Audrey: "You have to do things. You have to gain competence to earn confidence. You can't make someone confident. It has to take some time. It comes from learning that it's okay to make mistakes, you're not going to be good at everything the first, second, third, even 20th time."
Sara: "When we help kids understand 'what did it cost that other human to provide this to me,' it naturally grows gratitude in them."
Audrey: "Young kids are made to be self-focused. That's normal developmentally. Anything we can do to get them out of their head helps. I do think empathy is such a key thing."
Sara: "I think sometimes our kids hear us being critical of things or dissatisfied with things more often than they hear us being grateful.

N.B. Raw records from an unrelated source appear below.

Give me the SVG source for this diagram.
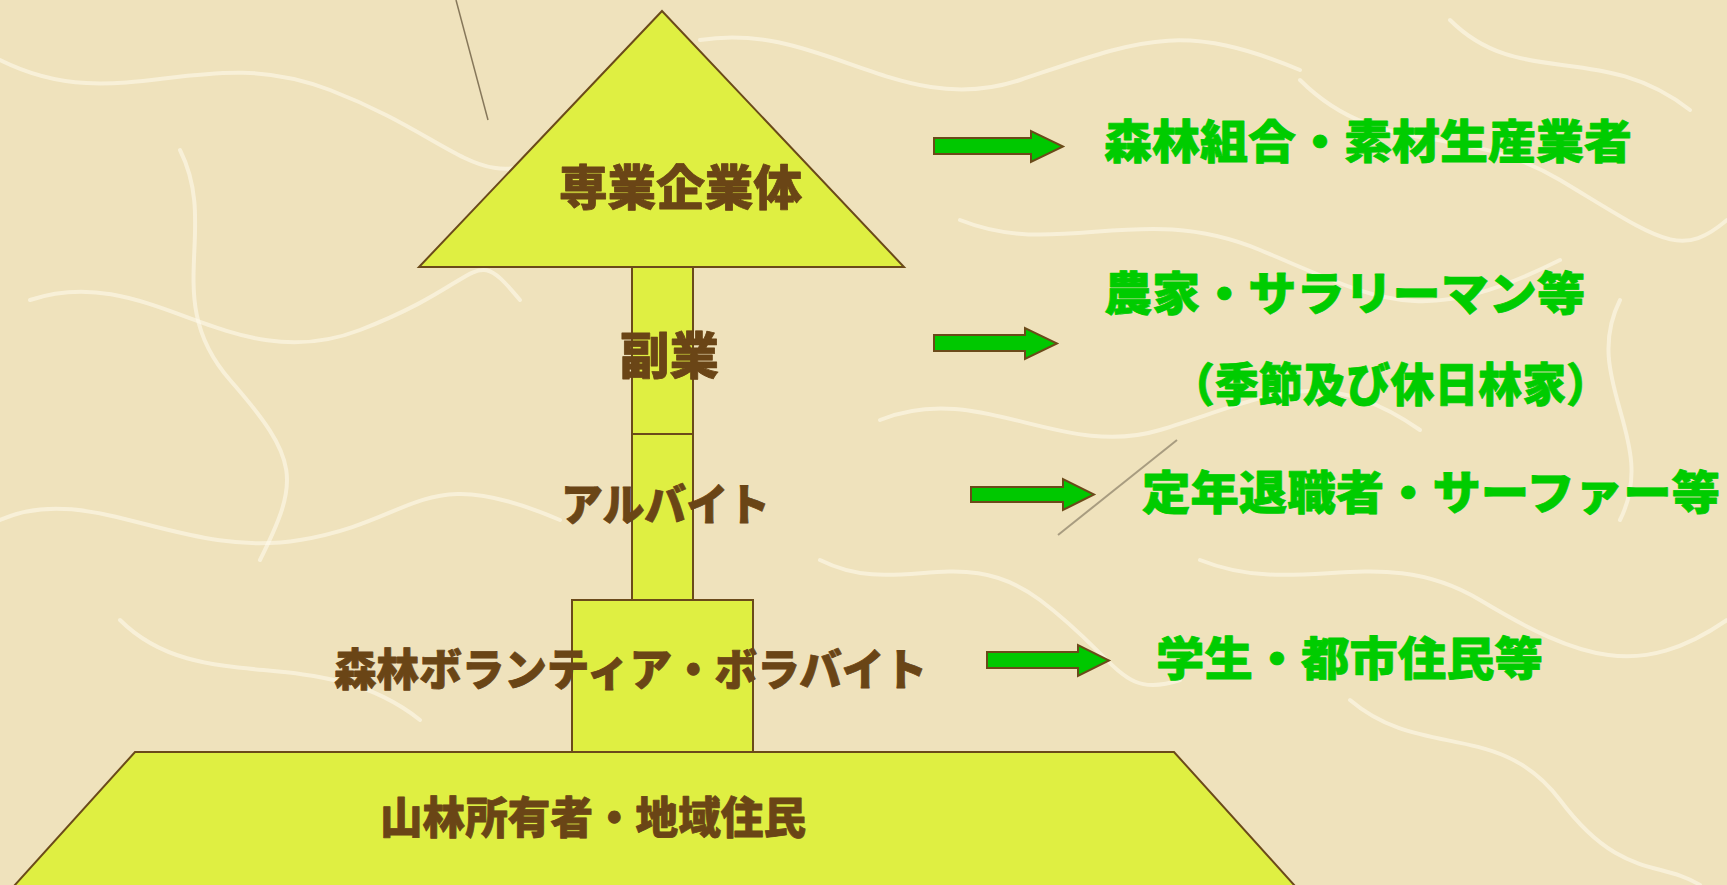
<svg xmlns="http://www.w3.org/2000/svg" width="1727" height="885" viewBox="0 0 1727 885">
<style>
.shape{fill:#DFEF42;stroke:#6B4A1A;stroke-width:2;stroke-linejoin:miter}
.lbl{font-family:"Noto Sans CJK JP","Noto Sans",sans-serif;font-weight:900;fill:#6A4516;stroke:#6A4516;stroke-width:0.8;stroke-linejoin:round}
.grn{font-family:"Noto Sans CJK JP","Noto Sans",sans-serif;font-weight:900;fill:#00CC00;stroke:#00CC00;stroke-width:0.8;stroke-linejoin:round;font-size:46px}
.arrow{fill:#00C800;stroke:#6B4A1A;stroke-width:2}
.fiber{fill:none;stroke:#FFFBEF;stroke-opacity:0.55;stroke-width:4;stroke-linecap:round}
</style>
<rect x="0" y="0" width="1727" height="885" fill="#EFE2BC"/>
<g id="texture">
<path class="fiber" d="M0,60 C120,120 200,40 330,90 S480,200 560,150"/>
<path class="fiber" d="M30,300 C150,260 230,380 360,330 S470,240 520,300"/>
<path class="fiber" d="M0,520 C90,480 180,560 300,540 S420,460 560,520"/>
<path class="fiber" d="M120,620 C200,700 320,640 420,720"/>
<path class="fiber" d="M700,40 C820,20 900,120 1020,80 S1180,20 1300,70"/>
<path class="fiber" d="M960,220 C1060,260 1140,200 1260,250 S1420,330 1560,260"/>
<path class="fiber" d="M1300,80 C1380,160 1460,120 1560,180 S1680,260 1727,220"/>
<path class="fiber" d="M880,420 C980,380 1060,460 1160,430 S1320,360 1420,430"/>
<path class="fiber" d="M1200,560 C1300,600 1380,540 1480,600 S1640,680 1727,620"/>
<path class="fiber" d="M1350,700 C1420,760 1500,720 1560,800 S1660,860 1700,885"/>
<path class="fiber" d="M1450,20 C1520,90 1600,40 1690,110"/>
<path class="fiber" d="M820,560 C900,600 960,540 1040,600 S1120,700 1180,680"/>
<path class="fiber" d="M180,150 C220,230 160,300 230,380 S300,480 260,560"/>
<path class="fiber" d="M1620,300 C1580,380 1660,440 1620,520"/>
<line x1="456" y1="0" x2="488" y2="120" stroke="#5A4A30" stroke-width="1.5" stroke-opacity="0.7"/>
<line x1="1177" y1="440" x2="1058" y2="535" stroke="#8A7F66" stroke-width="2" stroke-opacity="0.7"/>
</g>
<g id="node-senggyo">
<polygon class="shape" points="662,11 419,267 904,267"/>
<text class="lbl" x="559" y="205" font-size="48" textLength="243" lengthAdjust="spacingAndGlyphs">専業企業体</text>
</g>
<g id="node-fukugyo">
<rect class="shape" x="632" y="267" width="61" height="167"/>
<text class="lbl" x="620" y="374" font-size="50" textLength="99" lengthAdjust="spacingAndGlyphs">副業</text>
</g>
<g id="node-arubaito">
<rect class="shape" x="632" y="434" width="61" height="166"/>
<text class="lbl" x="561" y="521" font-size="44" textLength="209" lengthAdjust="spacingAndGlyphs">アルバイト</text>
</g>
<g id="node-volunteer">
<rect class="shape" x="572" y="600" width="181" height="152"/>
<text class="lbl" x="334" y="686" font-size="44" textLength="593" lengthAdjust="spacingAndGlyphs">森林ボランティア・ボラバイト</text>
</g>
<g id="node-owner">
<polygon class="shape" points="135,752 1174,752 1295,886 14,886"/>
<text class="lbl" x="380" y="834" font-size="44" textLength="426" lengthAdjust="spacingAndGlyphs">山林所有者・地域住民</text>
</g>
<g id="connectors">
<polygon class="arrow" points="934,138 1031,138 1031,131 1063,146.5 1031,162 1031,154 934,154"/>
<polygon class="arrow" points="934,335 1025,335 1025,328 1057,343.5 1025,359 1025,351 934,351"/>
<polygon class="arrow" points="971,487 1063,487 1063,479 1094,494.5 1063,510 1063,502 971,502"/>
<polygon class="arrow" points="987,652 1078,652 1078,645 1109,660.5 1078,676 1078,668 987,668"/>
</g>
<g id="labels-right">
<text class="grn" x="1104" y="158" textLength="528" lengthAdjust="spacingAndGlyphs">森林組合・素材生産業者</text>
<text class="grn" x="1104" y="310" textLength="481" lengthAdjust="spacingAndGlyphs">農家・サラリーマン等</text>
<text class="grn" x="1171" y="401" textLength="439" lengthAdjust="spacingAndGlyphs">（季節及び休日林家）</text>
<text class="grn" x="1142" y="509" textLength="578" lengthAdjust="spacingAndGlyphs">定年退職者・サーファー等</text>
<text class="grn" x="1156" y="675" textLength="387" lengthAdjust="spacingAndGlyphs">学生・都市住民等</text>
</g>
</svg>
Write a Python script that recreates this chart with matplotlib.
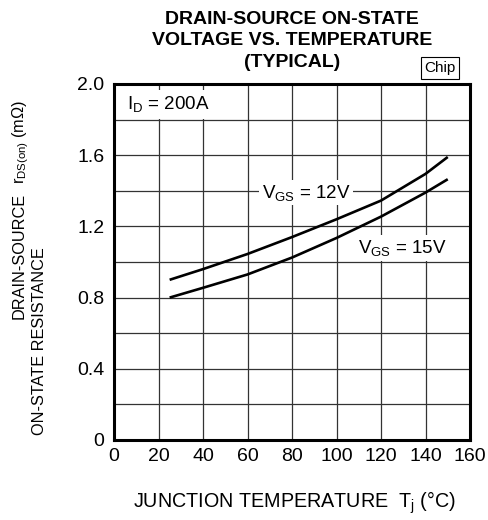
import matplotlib
matplotlib.use("Agg")
import matplotlib.pyplot as plt

plt.rcParams['font.family'] = ['Liberation Sans', 'DejaVu Sans']
plt.rcParams['mathtext.fontset'] = 'custom'
plt.rcParams['mathtext.rm'] = 'Liberation Sans'
plt.rcParams['mathtext.it'] = 'Liberation Sans'

# data
temp = [25, 40, 60, 80, 100, 120, 140, 150]
rds_12v = [0.90, 0.96, 1.045, 1.14, 1.24, 1.345, 1.495, 1.59]
rds_15v = [0.80, 0.855, 0.93, 1.025, 1.135, 1.255, 1.39, 1.465]

xticks = [0, 20, 40, 60, 80, 100, 120, 140, 160]
yticks = [0, 0.4, 0.8, 1.2, 1.6, 2.0]
ytick_labels = ['0', '0.4', '0.8', '1.2', '1.6', '2.0']
ygrid = [0.2, 0.4, 0.6, 0.8, 1.0, 1.2, 1.4, 1.6, 1.8]

W, H = 488, 520
fig = plt.figure(figsize=(W / 100, H / 100), dpi=100)
ax = fig.add_axes([114 / W, 1 - 440 / H, 356 / W, 356 / H])

ax.set_xlim(0, 160)
ax.set_ylim(0, 2.0)

# grid
for x in xticks[1:-1]:
    ax.axvline(x, color='#333333', lw=0.9, zorder=1)
for y in ygrid:
    ax.axhline(y, color='#333333', lw=0.9, zorder=1)

ax.plot(temp, rds_12v, color='black', lw=1.9, zorder=3, solid_capstyle='butt')
ax.plot(temp, rds_15v, color='black', lw=1.9, zorder=3, solid_capstyle='butt')

for s in ax.spines.values():
    s.set_linewidth(2.2)

ax.set_xticks(xticks)
ax.set_yticks(yticks)
ax.set_yticklabels(ytick_labels)
ax.tick_params(length=0, labelsize=14, pad=7)
ax.tick_params(axis='x', pad=6)

box = dict(facecolor='white', edgecolor='none', pad=2)
ax.text(6, 1.885, r'I$_{\mathrm{D}}$ = 200A', fontsize=13.5, va='center', ha='left',
        bbox=dict(facecolor='white', edgecolor='none', pad=3), zorder=2)
ax.text(86.3, 1.39, r'V$_{\mathrm{GS}}$ = 12V', fontsize=13.5, va='center', ha='center',
        bbox=box, zorder=2)
ax.text(129.4, 1.08, r'V$_{\mathrm{GS}}$ = 15V', fontsize=13.5, va='center', ha='center',
        bbox=box, zorder=2)

# title
tx = 292 / W
fig.text(tx, 1 - 19.5 / H, 'DRAIN-SOURCE ON-STATE', ha='center', va='center',
         fontsize=14, fontweight='bold')
fig.text(tx, 1 - 41 / H, 'VOLTAGE VS. TEMPERATURE', ha='center', va='center',
         fontsize=14, fontweight='bold')
fig.text(tx, 1 - 62.5 / H, '(TYPICAL)', ha='center', va='center',
         fontsize=14, fontweight='bold')
fig.text(440 / W, 1 - 68 / H, 'Chip', ha='center', va='center', fontsize=11,
         bbox=dict(facecolor='white', edgecolor='black', lw=0.8, pad=2.5))

# axis labels
fig.text(295 / W, 1 - 503 / H, r'JUNCTION TEMPERATURE  T$_{\mathrm{j}}$ (°C)',
         ha='center', va='center', fontsize=14.2)
fig.text(19 / W, 1 - 256 / H, 'DRAIN-SOURCE', rotation=90, ha='center', va='center',
         fontsize=11.7)
fig.text(40 / W, 1 - 341 / H, 'ON-STATE RESISTANCE', rotation=90, ha='center',
         va='center', fontsize=11.7)
fig.text(21 / W, 1 - 142 / H, r'r$_{\mathrm{DS(on)}}$ (m$\Omega$)', rotation=90,
         ha='center', va='center', fontsize=11.7)

fig.savefig('out.png', dpi=100)
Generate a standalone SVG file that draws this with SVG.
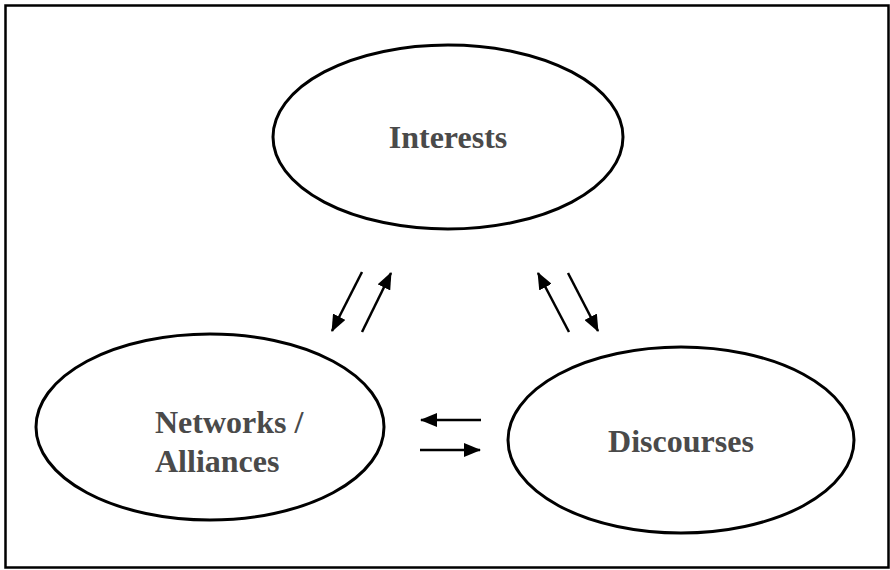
<svg xmlns="http://www.w3.org/2000/svg" width="890" height="570" viewBox="0 0 890 570">
  <style>
    .frame { fill: #fff; stroke: #000; stroke-width: 2.5; }
    .node { fill: #fff; stroke: #000; stroke-width: 3; }
    .label { font-family: "Liberation Serif", "Times New Roman", serif; font-weight: bold; font-size: 32px; fill: #4a4a4a; }
    .link { stroke: #000; stroke-width: 2.5; fill: none; marker-end: url(#head); }
  </style>
  <defs>
    <marker id="head" viewBox="0 0 17 14" refX="16" refY="7" markerWidth="17" markerHeight="14" markerUnits="userSpaceOnUse" orient="auto">
      <path d="M0,0 L17,7 L0,14 Z" fill="#000"/>
    </marker>
  </defs>

  <rect class="frame" x="5.5" y="5.5" width="883" height="562"/>

  <g id="interests">
    <ellipse class="node" cx="448" cy="137" rx="175" ry="92"/>
    <text class="label" x="448" y="148" text-anchor="middle">Interests</text>
  </g>

  <g id="networks">
    <ellipse class="node" cx="210" cy="427" rx="174" ry="93"/>
    <text class="label" x="155" y="433">Networks /</text>
    <text class="label" x="155" y="472">Alliances</text>
  </g>

  <g id="discourses">
    <ellipse class="node" cx="681" cy="440" rx="173" ry="93"/>
    <text class="label" x="681" y="452" text-anchor="middle">Discourses</text>
  </g>

  <g id="connectors">
    <line class="link" x1="362" y1="272" x2="332" y2="331"/>
    <line class="link" x1="362" y1="332" x2="391" y2="273"/>
    <line class="link" x1="569" y1="332" x2="538" y2="273"/>
    <line class="link" x1="568" y1="273" x2="598" y2="331"/>
    <line class="link" x1="481" y1="420" x2="421" y2="420"/>
    <line class="link" x1="420" y1="450" x2="480" y2="450"/>
  </g>
</svg>
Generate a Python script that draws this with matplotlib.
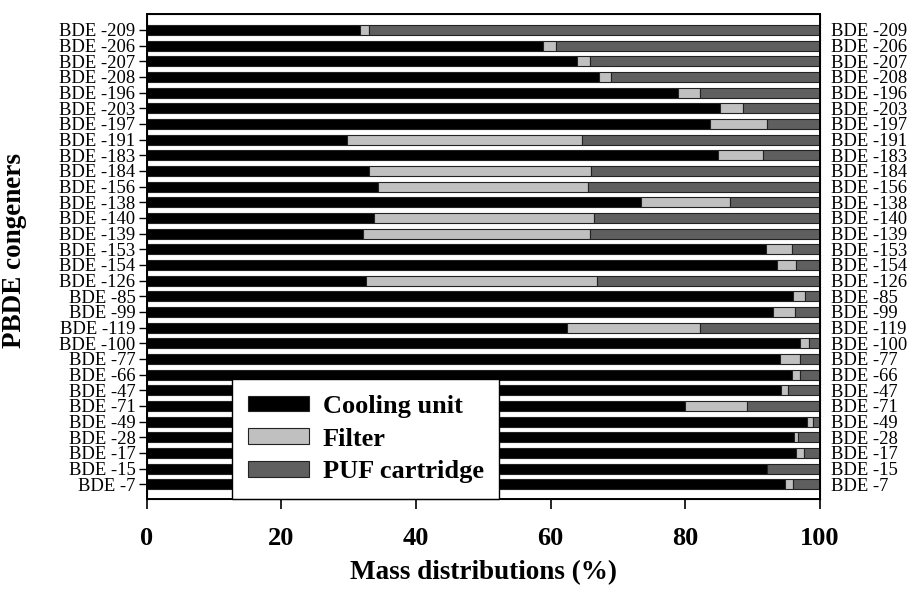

Make thanking each other, thanking your spouse for something that he or she did, a really normal thing."
Sara: "If our kids never see us being grateful, how will they suddenly become grateful people?"
Audrey: "If you're only living in the bubble of your neighbor, which likely is safe, or you're own home, which likely has electricity and your kids have their own beds and running water, I think that we can get almost desensitized."
Audrey: "We can just set our kids up, get that soil ready to really build their gratitude muscles."
Sara: "Whenever we do something in the daily flow of life, it just becomes part of who we are as a family. Finding a habit or a ritual (not just around the Thanksgiving table--although that's awesome!) where we get to name something that we're grateful for, or practice thanking another person for something, done daily or weekly makes things stick."
Audrey: "When we adults practice this ourselves it goes a long way in setting our kids up to be more grateful."